Namun baik benar maupun salah, dia tetap mendapat pahala. Al-Ghazali adalah seorang yang tulus dan berani untuk mencari kebenaran. Melakukan ishlah (perbaikan) terhadap kondisi umat Islam serta memperbarui perjalanannya dalam percaturan sejarah, dan telah melakukan banyak pengorbanan untuk mencapai semua itu.
Fakta ini membuat Ibnu Taimiyah begitu menghormati al-Ghazali, selalu berusaha menepis berbagai tuduhan yang dilontarkan kepadanya.
Jika menemukan suatu kesalahan, maka dia segera mencari dalih dari kondisi sekelilingnya. Jika sedang membicarakan al-Ghazali, maka Ibnu Taimiyah menyebut panggilan kehormatannya yaitu, “Abu Hamid.”

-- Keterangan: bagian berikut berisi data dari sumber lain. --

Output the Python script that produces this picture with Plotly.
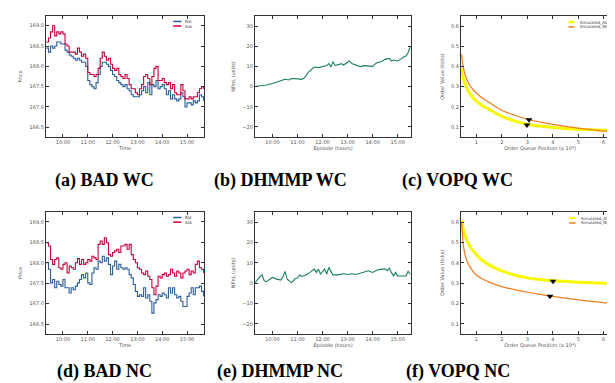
import plotly.graph_objects as go
import pandas as pd

# ---------------- data ----------------
BAD_TIMES = pd.date_range("2017-01-02 09:20", "2017-01-02 15:40", freq="5min")

WC_ASK = [168.6, 168.7, 168.85, 169.0, 168.75, 168.85, 168.8, 168.85, 168.8, 168.55,
          168.5, 168.35, 168.35, 168.35, 168.3, 168.45, 168.35, 168.25, 168.3, 168.2,
          167.85, 167.8, 167.8, 167.75, 167.8, 167.95, 168.2, 168.35, 168.25, 168.15,
          168.2, 168.05, 167.95, 167.9, 167.95, 167.8, 167.75, 167.7, 167.8, 167.7,
          167.55, 167.45, 167.45, 167.35, 167.3, 167.45, 167.55, 167.75, 167.8, 167.7,
          167.55, 167.75, 167.95, 168.0, 167.65, 167.65, 167.7, 167.6, 167.55, 167.6,
          167.45, 167.55, 167.35, 167.3, 167.3, 167.55, 167.4, 167.2, 167.2, 167.25,
          167.2, 167.25, 167.25, 167.35, 167.45, 167.5, 167.45]
WC_BID = [168.45, 168.35, 168.5, 168.45, 168.5, 168.6, 168.6, 168.55, 168.55, 168.4,
          168.35, 168.28, 168.25, 168.2, 168.15, 168.2, 168.15, 168.1, 168.1, 168.0,
          167.65, 167.55, 167.5, 167.45, 167.6, 167.8, 168.0, 168.1, 168.1, 168.05,
          168.0, 167.9, 167.8, 167.75, 167.65, 167.6, 167.55, 167.5, 167.55, 167.45,
          167.4, 167.3, 167.25, 167.25, 167.25, 167.3, 167.4, 167.5, 167.35, 167.6,
          167.3, 167.55, 167.5, 167.65, 167.45, 167.5, 167.55, 167.45, 167.3, 167.4,
          167.2, 167.3, 167.2, 167.15, 167.2, 167.35, 167.25, 167.0, 167.1, 167.1,
          167.05, 167.15, 167.1, 167.15, 167.3, 167.25, 167.15]
NC_ASK = [168.49, 168.41, 168.08, 167.96, 168.08, 168.12, 167.88, 167.84, 167.96, 168.0,
          167.75, 167.92, 167.88, 167.84, 168.0, 168.1, 167.96, 168.08, 167.96, 168.0,
          168.08, 168.04, 168.16, 168.12, 168.08, 168.45, 168.53, 168.45, 168.61, 168.49,
          168.2, 168.16, 168.25, 168.29, 168.33, 168.25, 168.41, 168.41, 168.45, 168.33,
          168.45, 168.2, 168.08, 168.0, 167.88, 167.84, 167.75, 167.71, 167.8, 167.67,
          167.59, 167.39, 167.22, 167.43, 167.67, 167.63, 167.71, 167.75, 167.67, 167.71,
          167.84, 167.75, 167.67, 167.8, 167.75, 167.63, 167.75, 167.8, 167.84, 167.71,
          167.8, 167.75, 167.96, 168.04, 167.88, 167.84, 167.75]
NC_BID = [168.0, 167.84, 167.51, 167.59, 167.39, 167.55, 167.47, 167.43, 167.59, 167.39,
          167.39, 167.26, 167.39, 167.34, 167.43, 167.51, 167.59, 167.71, 167.63, 167.75,
          167.51, 167.47, 167.75, 167.88, 167.84, 168.04, 168.0, 168.16, 168.04, 168.12,
          167.96, 167.71, 167.92, 168.04, 167.84, 167.96, 167.88, 167.84, 167.88, 167.84,
          167.71, 167.63, 167.47, 167.3, 167.18, 167.22, 167.18, 167.39, 167.14, 167.22,
          167.06, 166.77, 167.02, 167.1, 167.22, 167.18, 167.26, 167.22, 167.14, 167.39,
          167.26, 167.39, 167.22, 167.14, 167.18, 167.06, 166.93, 166.93, 167.18, 167.26,
          167.39, 167.22, 167.39, 167.39, 167.43, 167.3, 167.18]

NPNL_WC_TIMES = ["09:18", "09:30", "09:45", "10:00", "10:15", "10:30", "10:40", "10:45", "11:00",
                 "11:10", "11:15", "11:20", "11:25", "11:30", "11:35", "11:40", "11:50", "12:00",
                 "12:10", "12:15", "12:20", "12:25", "12:30", "12:40", "12:45", "12:50", "13:00",
                 "13:05", "13:10", "13:20", "13:30", "13:40", "13:50", "14:00", "14:05", "14:10",
                 "14:20", "14:30", "14:40", "14:45", "14:50", "15:00", "15:10", "15:15", "15:20",
                 "15:25", "15:30"]
NPNL_WC = [0, 0.3, 0.8, 1.5, 2.5, 3.6, 3.3, 4.0, 3.8, 3.6, 4.1, 5.2, 6.9, 7.7, 8.5, 9.7, 9.4,
           10.0, 10.4, 11.4, 9.7, 12.3, 10.5, 11.0, 11.4, 10.7, 11.8, 12.7, 11.4, 10.7, 9.9,
           10.4, 10.2, 10.0, 11.0, 11.8, 12.3, 13.5, 14.0, 12.7, 13.2, 12.7, 14.0, 14.8, 15.1,
           16.8, 19.6]
NPNL_NC_TIMES = ["09:18", "09:25", "09:30", "09:35", "09:40", "09:45", "09:55", "10:00", "10:10",
                 "10:20", "10:25", "10:30", "10:35", "10:45", "10:50", "10:55", "11:00", "11:05",
                 "11:10", "11:20", "11:30", "11:40", "11:45", "11:50", "11:55", "12:00", "12:05",
                 "12:10", "12:15", "12:20", "12:25", "12:35", "12:50", "13:00", "13:10", "13:20",
                 "13:30", "13:40", "13:50", "14:00", "14:10", "14:20", "14:30", "14:35", "14:40",
                 "14:45", "14:50", "14:55", "15:00", "15:10", "15:20", "15:25", "15:30"]
NPNL_NC = [0.3, 2.3, 3.1, 4.1, 1.2, 0.7, 2.0, 2.8, 2.0, 1.5, 3.1, 5.8, 2.0, 0.3, 1.2, 2.3, 2.5,
           4.0, 3.3, 4.0, 5.3, 6.9, 5.3, 6.9, 4.5, 5.8, 6.9, 4.5, 7.8, 5.8, 4.1, 4.1, 4.6, 4.3,
           4.6, 4.3, 4.8, 5.3, 6.1, 5.3, 6.4, 6.9, 6.9, 6.1, 7.4, 5.3, 3.6, 5.3, 3.6, 3.5, 3.6,
           5.8, 4.5]

QUEUE_POS = [0.42, 0.5, 0.6, 0.75, 1.0, 1.25, 1.5, 2.0, 2.5, 3.0, 3.5, 4.0, 5.0, 6.0, 6.6]
WC_SIM_AV = [0.39, 0.34, 0.30, 0.265, 0.228, 0.205, 0.187, 0.152, 0.13, 0.113, 0.104, 0.097,
             0.088, 0.084, 0.082]
WC_SIM_WC = [0.46, 0.39, 0.345, 0.305, 0.268, 0.242, 0.222, 0.183, 0.158, 0.138, 0.125, 0.113,
             0.094, 0.08, 0.072]
NC_SIM_AV = [0.61, 0.56, 0.52, 0.48, 0.44, 0.41, 0.39, 0.36, 0.34, 0.326, 0.318, 0.312, 0.305,
             0.30, 0.297]
NC_SIM_NC = [0.60, 0.48, 0.42, 0.38, 0.34, 0.32, 0.305, 0.283, 0.268, 0.256, 0.245, 0.235,
             0.218, 0.204, 0.196]
WC_MARK_X = [2.99, 3.07]
WC_MARK_Y = [0.11, 0.135]
NC_MARK_X = [4.01, 3.89]
NC_MARK_Y = [0.31, 0.236]

DAY = "2017-01-02 "
def tt(lst):
    return [pd.Timestamp(DAY + s) for s in lst]

# ---------------- styling ----------------
BLUE = "#2b5d9b"
RED = "#c8003c"
GREEN = "#1a7f5e"
YELLOW = "#f8f800"
ORANGE = "#f07d1e"
TICKF = dict(family="DejaVu Sans", size=5, color="#555")
TITLEF = dict(family="DejaVu Sans", size=5, color="#555")

fig = go.Figure()

XD = [(38/615, 196/615), (247/615, 403/615), (453/615, 611/615)]
YD = [(1-129/383, 1-8/383), (1-326/383, 1-204/383)]

def axis_common():
    return dict(showline=True, mirror="ticks", linecolor="#333", linewidth=1.3,
                ticks="inside", ticklen=3, tickcolor="#333", tickwidth=0.8,
                showgrid=False, zeroline=False, tickfont=TICKF)

panels = []
idx = 0
for r in range(2):
    for c in range(3):
        idx += 1
        sfx = "" if idx == 1 else str(idx)
        panels.append(("x" + sfx, "y" + sfx, "xaxis" + sfx, "yaxis" + sfx, XD[c], YD[r]))

lay = {}
for i, (xn, yn, xa, ya, xd, yd) in enumerate(panels):
    lay[xa] = dict(domain=xd, anchor=yn, **axis_common())
    lay[ya] = dict(domain=yd, anchor=xn, **axis_common())

t_lo_bad, t_hi_bad = pd.Timestamp(DAY + "09:19"), pd.Timestamp(DAY + "15:41")
t_lo_np, t_hi_np = pd.Timestamp(DAY + "09:18"), pd.Timestamp(DAY + "15:32")
for k in (0, 3):
    xa, ya = panels[k][2], panels[k][3]
    lay[xa].update(type="date", range=[t_lo_bad, t_hi_bad], tickformat="%H:%M",
                   dtick=3600000, tick0=DAY + "10:00",
                   title=dict(text="Time", font=TITLEF, standoff=2))
    lay[ya].update(range=[166.26, 169.24], dtick=0.5, tick0=166.5, tickformat=".1f",
                   title=dict(text="Price", font=TITLEF, standoff=6))
for k in (1, 4):
    xa, ya = panels[k][2], panels[k][3]
    lay[xa].update(type="date", range=[t_lo_np, t_hi_np], tickformat="%H:%M",
                   dtick=3600000, tick0=DAY + "10:00",
                   title=dict(text="Episode (hours)", font=TITLEF, standoff=2))
    lay[ya].update(range=[-25, 35], dtick=10, tick0=0,
                   title=dict(text="NPnL (units)", font=TITLEF, standoff=6))
for k in (2, 5):
    xa, ya = panels[k][2], panels[k][3]
    lay[xa].update(range=[0.4, 6.6], dtick=1, tick0=1,
                   title=dict(text="Order Queue Position (x 10⁴)", font=TITLEF, standoff=2))
    lay[ya].update(range=[0.05, 0.65], dtick=0.1, tick0=0.1, tickformat=".1f",
                   title=dict(text="Order Value (ticks)", font=TITLEF, standoff=6))

def add(k, x, y, color, width, shape="linear"):
    fig.add_trace(go.Scatter(x=x, y=y, mode="lines", xaxis=panels[k][0], yaxis=panels[k][1],
                             line=dict(color=color, width=width, shape=shape),
                             showlegend=False))

add(0, BAD_TIMES, WC_BID, BLUE, 1.1, "hv")
add(0, BAD_TIMES, WC_ASK, RED, 1.1, "hv")
add(3, BAD_TIMES, NC_BID, BLUE, 1.1, "hv")
add(3, BAD_TIMES, NC_ASK, RED, 1.1, "hv")
add(1, tt(NPNL_WC_TIMES), NPNL_WC, GREEN, 1.1)
add(4, tt(NPNL_NC_TIMES), NPNL_NC, GREEN, 1.1)
add(2, QUEUE_POS, WC_SIM_AV, YELLOW, 3, "spline")
add(2, QUEUE_POS, WC_SIM_WC, ORANGE, 1.2, "spline")
add(5, QUEUE_POS, NC_SIM_AV, YELLOW, 3, "spline")
add(5, QUEUE_POS, NC_SIM_NC, ORANGE, 1.2, "spline")
for k, mx, my in ((2, WC_MARK_X, WC_MARK_Y), (5, NC_MARK_X, NC_MARK_Y)):
    fig.add_trace(go.Scatter(x=mx, y=my, mode="markers", xaxis=panels[k][0], yaxis=panels[k][1],
                             marker=dict(symbol="triangle-down", color="black", size=6),
                             showlegend=False))

# custom small legends
shapes, annos = [], []
def legend(k, items, x0, x1, xt, ys):
    xn, yn = panels[k][0], panels[k][1]
    for (lab, col, w), yy in zip(items, ys):
        shapes.append(dict(type="line", xref=xn + " domain", yref=yn + " domain",
                           x0=x0, x1=x1, y0=yy, y1=yy, line=dict(color=col, width=w)))
        annos.append(dict(text=lab, xref=xn + " domain", yref=yn + " domain", x=xt, y=yy,
                          xanchor="left", yanchor="middle", showarrow=False,
                          font=dict(family="DejaVu Sans", size=4, color="#444")))

legend(0, [("Bid", BLUE, 1.5), ("Ask", RED, 1.5)], 0.805, 0.857, 0.867, [0.955, 0.917])
legend(3, [("Bid", BLUE, 1.5), ("Ask", RED, 1.5)], 0.805, 0.857, 0.867, [0.955, 0.917])
legend(2, [("Simulated_AV", YELLOW, 2.5), ("Simulated_WC", ORANGE, 1.5)], 0.680, 0.718, 0.74, [0.95, 0.91])
legend(5, [("Simulated_AV", YELLOW, 2), ("Simulated_NC", ORANGE, 1.5)], 0.685, 0.725, 0.745, [0.95, 0.91])

captions = [("(a) BAD WC", 96, 172), ("(b) DHMMP WC", 272, 172), ("(c) VOPQ WC", 449, 172),
            ("(d) BAD NC", 96, 363), ("(e) DHMMP NC", 272, 363), ("(f) VOPQ NC", 450, 363)]
for txt, px, py in captions:
    annos.append(dict(text="<b>" + txt + "</b>", xref="paper", yref="paper",
                      x=px / 615, y=1 - py / 383, xanchor="center", yanchor="middle",
                      showarrow=False,
                      font=dict(family="Liberation Serif", size=18, color="black")))

fig.update_layout(width=615, height=383, margin=dict(l=0, r=0, t=0, b=0),
                  paper_bgcolor="white", plot_bgcolor="white",
                  shapes=shapes, annotations=annos, **lay)

fig.write_html("out.html")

Jika mengritik pemikiran Ghazali, maka Ibnu Taimiyah memaklumi perkara-perkara yang ditemui Sang Hujjatul Islam selama menjelajahi terminal filsafat, ilmu kalam, dan tasawuf.”
Demikianlah sepenggal kisah tentang akhir hayat sang Hujjatul Islam dan penghormatan Syaikhul Islam Ibn Taimiyah kepada beliau.
Mudah-mudahan menjadi inspirasi bagi para penuntut ilmu hari ini. Amin.
Wallahul muwaffiq ila aqwamith thariq.